Two more showings on bigger screens with big sound of Christopher Nolan pictures before “Oppenheimer” drops: “Tenet,” released during the pandemic, is a big one. Before its eventual release, we previewed: “Are we ready for a glassy, nattily attired, post-Hitchcock globe-girdling suspense thriller (largely shot in Estonia as well as six other countries)? Are we ready to go indoors?” Drafthouse, Monday, July 17, 7pm; Tuesday, July 18, 7pm.
“Interstellar” is bigger: worlds between worlds. Drafthouse, Saturday, July 15, 3:45pm; Sunday, July 16, 11am and 3:45pm.

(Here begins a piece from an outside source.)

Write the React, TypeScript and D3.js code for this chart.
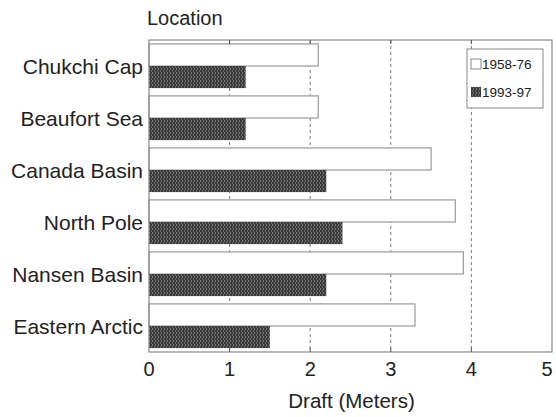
import * as d3 from "d3";
import { useEffect, useRef } from "react";

const locations = ["Chukchi Cap", "Beaufort Sea", "Canada Basin", "North Pole", "Nansen Basin", "Eastern Arctic"];
const early = [2.1, 2.1, 3.5, 3.8, 3.9, 3.3];
const late = [1.2, 1.2, 2.2, 2.4, 2.2, 1.5];
const seriesNames = ["1958-76", "1993-97"];
const xTicks = [0, 1, 2, 3, 4, 5];

const App = () => {
  const svgRef = useRef<SVGSVGElement>(null);

  useEffect(() => {
    const width = 556;
    const height = 417;
    const margin = { top: 40, right: 4, bottom: 65, left: 149 };
    const font = "'Liberation Sans', Arial, sans-serif";

    const svg = d3.select(svgRef.current);
    svg.selectAll("*").remove();

    const defs = svg.append("defs");
    const pat = defs
      .append("pattern")
      .attr("id", "hatch")
      .attr("patternUnits", "userSpaceOnUse")
      .attr("width", 3)
      .attr("height", 4);
    pat.append("rect").attr("width", 3).attr("height", 4).attr("fill", "#3a3a3a");
    pat.append("rect").attr("x", 2).attr("width", 1).attr("height", 2).attr("fill", "#777");
    pat.append("rect").attr("x", 1).attr("y", 2).attr("width", 1).attr("height", 2).attr("fill", "#666");

    const x = d3
      .scaleLinear()
      .domain([0, 5])
      .range([margin.left, width - margin.right]);

    const y = d3
      .scaleBand()
      .domain(locations)
      .range([margin.top, height - margin.bottom])
      .paddingInner(0.15)
      .paddingOuter(0.075);

    const inner = d3.scaleBand().domain(seriesNames).range([0, y.bandwidth()]);

    const top = margin.top;
    const bottom = height - margin.bottom;

    // grid
    svg
      .append("g")
      .selectAll("line")
      .data(xTicks.slice(1, -1))
      .join("line")
      .attr("x1", (d) => x(d))
      .attr("x2", (d) => x(d))
      .attr("y1", top)
      .attr("y2", bottom)
      .attr("stroke", "#555")
      .attr("stroke-dasharray", "3,3")
      .attr("stroke-width", 0.8);

    // bars
    const g = svg.append("g");
    locations.forEach((loc, i) => {
      g.append("rect")
        .attr("x", x(0))
        .attr("y", (y(loc) as number) + (inner("1958-76") as number))
        .attr("width", x(early[i]) - x(0))
        .attr("height", inner.bandwidth())
        .attr("fill", "white")
        .attr("stroke", "#999")
        .attr("stroke-width", 1.2);
      g.append("rect")
        .attr("x", x(0))
        .attr("y", (y(loc) as number) + (inner("1993-97") as number))
        .attr("width", x(late[i]) - x(0))
        .attr("height", inner.bandwidth())
        .attr("fill", "url(#hatch)");
    });

    // frame
    svg
      .append("rect")
      .attr("x", x(0))
      .attr("y", top)
      .attr("width", x(5) - x(0))
      .attr("height", bottom - top)
      .attr("fill", "none")
      .attr("stroke", "#888")
      .attr("stroke-width", 1.2);

    // tick marks top & bottom
    const tk = svg.append("g").attr("stroke", "#555");
    xTicks.slice(1, -1).forEach((t) => {
      tk.append("line").attr("x1", x(t)).attr("x2", x(t)).attr("y1", top).attr("y2", top + 4);
      tk.append("line").attr("x1", x(t)).attr("x2", x(t)).attr("y1", bottom).attr("y2", bottom - 4);
    });

    // tick labels (last one pulled in so it stays on the page)
    svg
      .append("g")
      .selectAll("text")
      .data(xTicks)
      .join("text")
      .attr("x", (d) => Math.min(x(d), width - 9))
      .attr("y", bottom + 24)
      .attr("text-anchor", "middle")
      .attr("font-family", font)
      .attr("font-size", 20)
      .attr("fill", "#222")
      .text((d) => d);

    // category labels
    svg
      .append("g")
      .selectAll("text")
      .data(locations)
      .join("text")
      .attr("x", margin.left - 6)
      .attr("y", (d) => (y(d) as number) + y.bandwidth() / 2 + 7.5)
      .attr("text-anchor", "end")
      .attr("font-family", font)
      .attr("font-size", 21)
      .attr("fill", "#222")
      .text((d) => d);

    svg
      .append("text")
      .attr("x", margin.left - 2)
      .attr("y", 25)
      .attr("font-family", font)
      .attr("font-size", 20)
      .attr("fill", "#222")
      .text("Location");

    svg
      .append("text")
      .attr("x", (x(0) + x(5)) / 2 + 1)
      .attr("y", 408)
      .attr("text-anchor", "middle")
      .attr("font-family", font)
      .attr("font-size", 20.5)
      .attr("fill", "#222")
      .text("Draft (Meters)");

    // legend
    const lg = svg.append("g");
    lg.append("rect")
      .attr("x", 467)
      .attr("y", 49)
      .attr("width", 76)
      .attr("height", 59)
      .attr("fill", "white")
      .attr("stroke", "#888");
    seriesNames.forEach((s, i) => {
      const cy = 64 + i * 28;
      lg.append("rect")
        .attr("x", 471)
        .attr("y", cy - 5)
        .attr("width", 10)
        .attr("height", 10)
        .attr("fill", i === 0 ? "white" : "url(#hatch)")
        .attr("stroke", i === 0 ? "#888" : "none");
      lg.append("text")
        .attr("x", 482)
        .attr("y", cy + 5)
        .attr("font-family", font)
        .attr("font-size", 13.5)
        .attr("fill", "#222")
        .text(s);
    });
  }, []);

  return (
    <svg
      ref={svgRef}
      width={556}
      height={417}
      style={{ position: "absolute", left: 0, top: 0, display: "block" }}
    ></svg>
  );
};

export default App;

Joe Dante’s small “Small Soldiers” (1998) is also large: it’s a canny critique of the military-media industrial complex, as you’d expect from the maker of “Gremlins 2: The New Batch” and other darting delights. Jonathan Rosenbaum is at his cynical best in chronicling its reception here. Drafthouse, Wednesday, July 19, 7pm.
Charlie Chaplin’s “Monsieur Verdoux: A Comedy Of Murders” (35mm): a disillusioned Little Tramp could kill you all. Chicago Film Society at NEIU, Wednesday, July 19, 7:30pm.